人口知能の発展・進歩も、人間がAIによる予測や確立などで能力を判断されるようになると、AIの判断を優先し人間に落第の烙印を押して救済されないケースも出てきそうだという。また芸術や美的感覚など感性の世界にも無数のパターン認識が入り込み、しかも早さが圧倒的に違うと人間は負けてしまう。過去のあらゆるデータを取り込み、瞬時に判断できるようになるからだ。アメリカのグーグルでは2045年頃までに、あらゆる分野で人間を上回るAIが登場すると見立てて開発を進めているという。

【置いてけぼりになる人間】
すでに米国IBMの人口知能「ワトソン」は、2011年にクイズ王と対決し勝利したし、展開のパターンが無数にあるといわれていた囲碁の世界でもAIの「アルファ碁(AlphaGo)」が世界のトップ棋士に4勝1敗で勝っている。

20年以内に日本の労働人口の49%がAIやロボットに代替されるともいわれる。
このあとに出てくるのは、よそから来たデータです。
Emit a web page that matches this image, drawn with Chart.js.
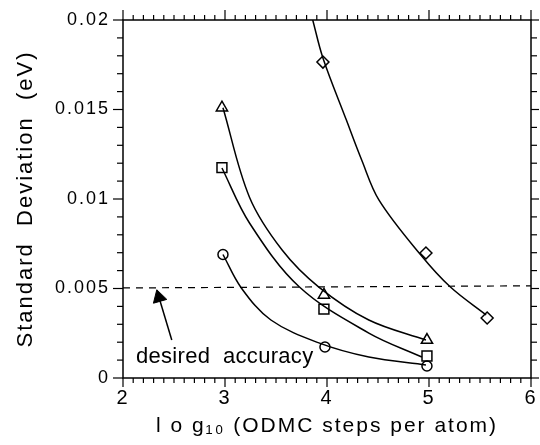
<!DOCTYPE html>
<html><head><meta charset="utf-8">
<script src="https://cdn.jsdelivr.net/npm/chart.js@4.4.1/dist/chart.umd.min.js"></script>
<style>html,body{margin:0;padding:0;background:#fff}#wrap{width:540px;height:445px}</style>
</head><body><div id="wrap"><canvas id="c" width="540" height="445"></canvas></div>
<script>
// ---- data ----
const xTickValues = [2, 3, 4, 5, 6];
const yTickValues = [0, 0.005, 0.01, 0.015, 0.02];
const yTickLabels = ['0', '0.005', '0.01', '0.015', '0.02'];

// markers
const circleX = [2.98, 3.98, 4.98];
const circleY = [0.0069, 0.00173, 0.00067];
const squareX = [2.97, 3.97, 4.98];
const squareY = [0.01175, 0.00385, 0.00123];
const triangleX = [2.97, 3.97, 4.98];
const triangleY = [0.0151, 0.00464, 0.00212];
const diamondX = [3.96, 4.97, 5.57];
const diamondY = [0.01765, 0.00698, 0.00335];

// fitted curves
const circleCurveX = [2.98, 3.16, 3.45, 3.92, 4.41, 4.97];
const circleCurveY = [0.0069, 0.00503, 0.00324, 0.00196, 0.00117, 0.00073];
const squareCurveX = [2.97, 3.24, 3.73, 4.41, 4.93];
const squareCurveY = [0.01173, 0.00866, 0.00508, 0.00251, 0.00117];
const triangleCurveX = [2.98, 3.24, 3.56, 3.92, 4.41, 4.97];
const triangleCurveY = [0.0151, 0.0101, 0.00715, 0.00508, 0.00324, 0.00212];
const diamondCurveX = [3.86, 3.96, 4.19, 4.34, 4.51, 4.92, 5.21, 5.56];
const diamondCurveY = [0.0200, 0.01788, 0.01441, 0.01218, 0.00994, 0.00687, 0.00508, 0.00352];

// desired-accuracy line, arrow and label
const accuracyX = [2, 6];
const accuracyY = [0.00503, 0.00515];
const arrowX = [2.478, 2.353];
const arrowY = [0.00212, 0.0045];
const arrowHeadX = [2.353];
const arrowHeadY = [0.0045];
const noteText = 'desired  accuracy';
const noteX = 2.127;
const noteY = 0.00084;

const FONT = "'Liberation Sans', Arial, Helvetica, sans-serif";
const pts = (xs, ys) => xs.map((v, i) => ({x: v, y: ys[i]}));

const curve = (xs, ys) => ({
  data: pts(xs, ys), showLine: true, borderColor: '#000', borderWidth: 1.5,
  pointRadius: 0, tension: 0.35, fill: false
});
const marker = (xs, ys, style, r) => ({
  data: pts(xs, ys), showLine: false, pointStyle: style, pointRadius: r,
  pointBorderColor: '#000', pointBackgroundColor: 'rgba(0,0,0,0)', pointBorderWidth: 1.5
});

const spacingPlugin = {
  id: 'spacing',
  beforeUpdate(chart) { chart.ctx.letterSpacing = '2px'; },
  beforeDraw(chart) { chart.ctx.letterSpacing = '2px'; }
};

const framePlugin = {
  id: 'frame',
  afterDraw(chart) {
    const {ctx, chartArea: a, scales: {x, y}} = chart;
    ctx.save();
    ctx.strokeStyle = '#000';
    ctx.lineWidth = 1.5;
    ctx.strokeRect(a.left, a.top, a.right - a.left, a.bottom - a.top);
    const seg = (x1, y1, x2, y2) => { ctx.beginPath(); ctx.moveTo(x1, y1); ctx.lineTo(x2, y2); ctx.stroke(); };
    ctx.lineWidth = 1.2;
    for (let i = 0; i <= 40; i++) {
      const px = x.getPixelForValue(2 + i * 0.1);
      const major = i % 10 === 0;
      seg(px, a.bottom, px, a.bottom + (major ? 9 : 5));
      seg(px, a.top, px, a.top - (major ? 10 : 5));
    }
    for (let i = 0; i <= 20; i++) {
      const py = y.getPixelForValue(i * 0.001);
      const major = i % 5 === 0;
      seg(a.left - (major ? 10 : 6), py, a.left, py);
      seg(a.right, py, a.right + (major ? 8 : 6), py);
    }
    ctx.fillStyle = '#000';
    ctx.letterSpacing = '0.3px';
    ctx.font = "22px " + FONT;
    ctx.textAlign = 'left';
    ctx.textBaseline = 'alphabetic';
    ctx.fillText(noteText, x.getPixelForValue(noteX), y.getPixelForValue(noteY));
    ctx.restore();
  }
};

new Chart(document.getElementById('c'), {
  type: 'scatter',
  data: {
    datasets: [
      curve(circleCurveX, circleCurveY),
      curve(squareCurveX, squareCurveY),
      curve(triangleCurveX, triangleCurveY),
      curve(diamondCurveX, diamondCurveY),
      marker(circleX, circleY, 'circle', 5),
      marker(squareX, squareY, 'rect', 7),
      marker(triangleX, triangleY, 'triangle', 6.5),
      marker(diamondX, diamondY, 'rectRot', 6),
      {data: pts(accuracyX, accuracyY), showLine: true, borderColor: '#000', borderWidth: 1.2,
       borderDash: [7, 6], pointRadius: 0},
      {data: pts(arrowX, arrowY), showLine: true, borderColor: '#000', borderWidth: 1.5, pointRadius: 0},
      {data: pts(arrowHeadX, arrowHeadY), showLine: false, pointStyle: 'triangle', pointRadius: 8,
       rotation: -16, pointBackgroundColor: '#000', pointBorderColor: '#000', pointBorderWidth: 1}
    ]
  },
  options: {
    responsive: false,
    animation: false,
    layout: {padding: {top: 20, right: 7, left: 0, bottom: 0}},
    plugins: {legend: {display: false}, tooltip: {enabled: false}},
    scales: {
      x: {
        type: 'linear', min: 2, max: 6,
        afterBuildTicks(s) { s.ticks = xTickValues.map(v => ({value: v})); },
        afterFit(s) { s.height = 67; s.paddingLeft = 0; s.paddingRight = 0; },
        ticks: {font: {family: FONT, size: 20}, color: '#000', padding: 8, maxRotation: 0,
                callback: v => String(v)},
        grid: {display: false, drawTicks: false},
        border: {display: false},
        title: {display: true, text: 'l o g\u2081\u2080 (ODMC steps per atom)', color: '#000',
                font: {family: FONT, size: 21}, padding: {top: 0, bottom: 6}}
      },
      y: {
        type: 'linear', min: 0, max: 0.02,
        afterBuildTicks(s) { s.ticks = yTickValues.map(v => ({value: v})); },
        afterFit(s) { s.width = 123; s.paddingTop = 0; s.paddingBottom = 0; },
        ticks: {font: {family: FONT, size: 18}, color: '#000', padding: 13,
                callback: (v) => yTickLabels[yTickValues.indexOf(v)] ?? ''},
        grid: {display: false, drawTicks: false},
        border: {display: false},
        title: {display: true, text: 'Standard  Deviation  (eV)', color: '#000',
                font: {family: FONT, size: 22}, padding: {top: 13, bottom: 0}}
      }
    }
  },
  plugins: [spacingPlugin, framePlugin]
});
</script>
</body></html>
まさに日本の中間層を直撃するのだ。日本の中間層の柱となっていた分野の危機は、そのまま日本社会の危機につながる可能性もあるわけだ。AIやロボットの導入は、生産性を上げ、高成長をもたらす主因になるという論調が増えているが、社会が効率一辺倒になると人間性を失い、社会全体の危機にもつながることを頭に入れて対応する必要があるだろう。